In a recent appearance on the No Priors AI podcast, Huang said that every Nvidia engineer now relies on an AI-powered coding assistant, called Cursor, to handle the grunt work. His ultimate vision? A world where his engineers never have to write a line of code again.
“Nothing would give me more joy than if none of our engineers were coding at all,” Huang said. “And they were just purely solving undiscovered problems.”
At first glance, it sounds counterintuitive, the man leading one of the world’s most advanced tech companies encouraging his own engineers to stop coding.
But for Huang, this isn’t about abandoning engineering; it’s about redefining it.
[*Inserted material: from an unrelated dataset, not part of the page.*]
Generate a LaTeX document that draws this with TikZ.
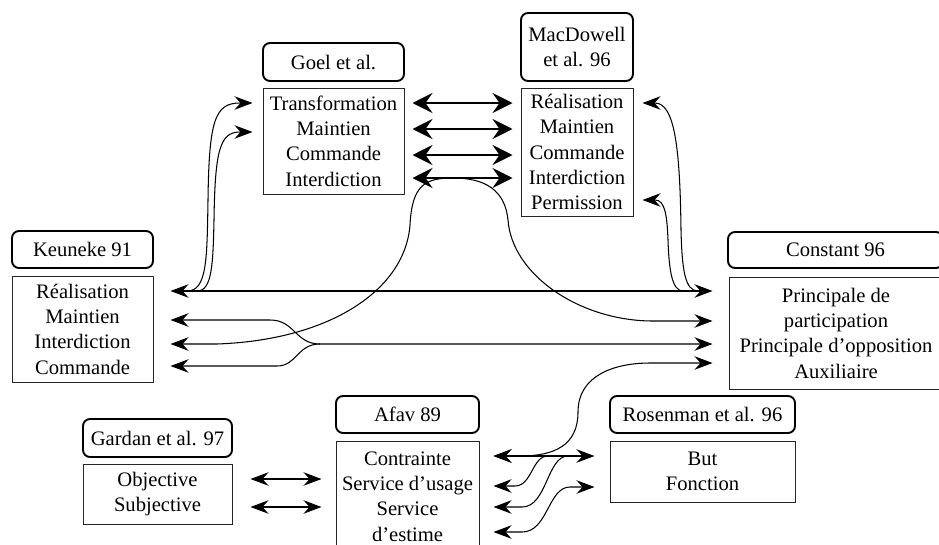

He views coding as a routine task, while the real magic, he argues, lies in pursuing the purpose, discovering and solving problems no one else has cracked yet.
Purpose vs Task: Huang’s radical engineering philosophy
Over the past year, Huang has been evangelising what he calls the ‘Purpose vs Task’ framework, an idea that’s fast becoming part of Nvidia’s internal culture. He’s explained it in multiple interviews, including a viral chat with Joe Rogan.
The premise is straightforward, coding, like typing or formatting, is just a means to an end. The real job of an engineer, according to Huang, is not to tinker with syntax but to tackle problems the world hasn’t solved yet.
“Every engineer at Nvidia now uses AI tools like Cursor,” he said. “I want them to focus entirely on discovering and solving new problems, not just writing code.”
Is this what giving up to AI looks like?
Huang’s approach might seem like surrendering human creativity to artificial intelligence, but he argues the opposite. He believes AI doesn’t replace engineers, it liberates them.
To make his point, he points to a different field altogether: radiology.
Years ago, AI pioneer Geoffrey Hinton predicted radiologists would vanish within five years because machines could read scans faster and more accurately. Yet the opposite happened. “Instead, radiologist numbers have grown,” Huang said.
His reasoning, reading scans was never the purpose of a radiologist’s job, it was just the task. The true purpose lies in diagnosing diseases and improving patient outcomes. AI automated the repetitive part, freeing radiologists to focus on higher-value thinking.
Huang believes the same is about to happen to software engineers. Coding, once seen as the heart of tech work, may soon be as routine as typing in Word. AI can do the syntax, humans, Huang insists, should do the thinking.
That doesn’t mean jobs will vanish. Instead, they’ll evolve. Engineers may no longer spend hours debugging, but they’ll be expected to define problems, design systems, and interpret complex results. In short, they’ll become problem architects, not code writers.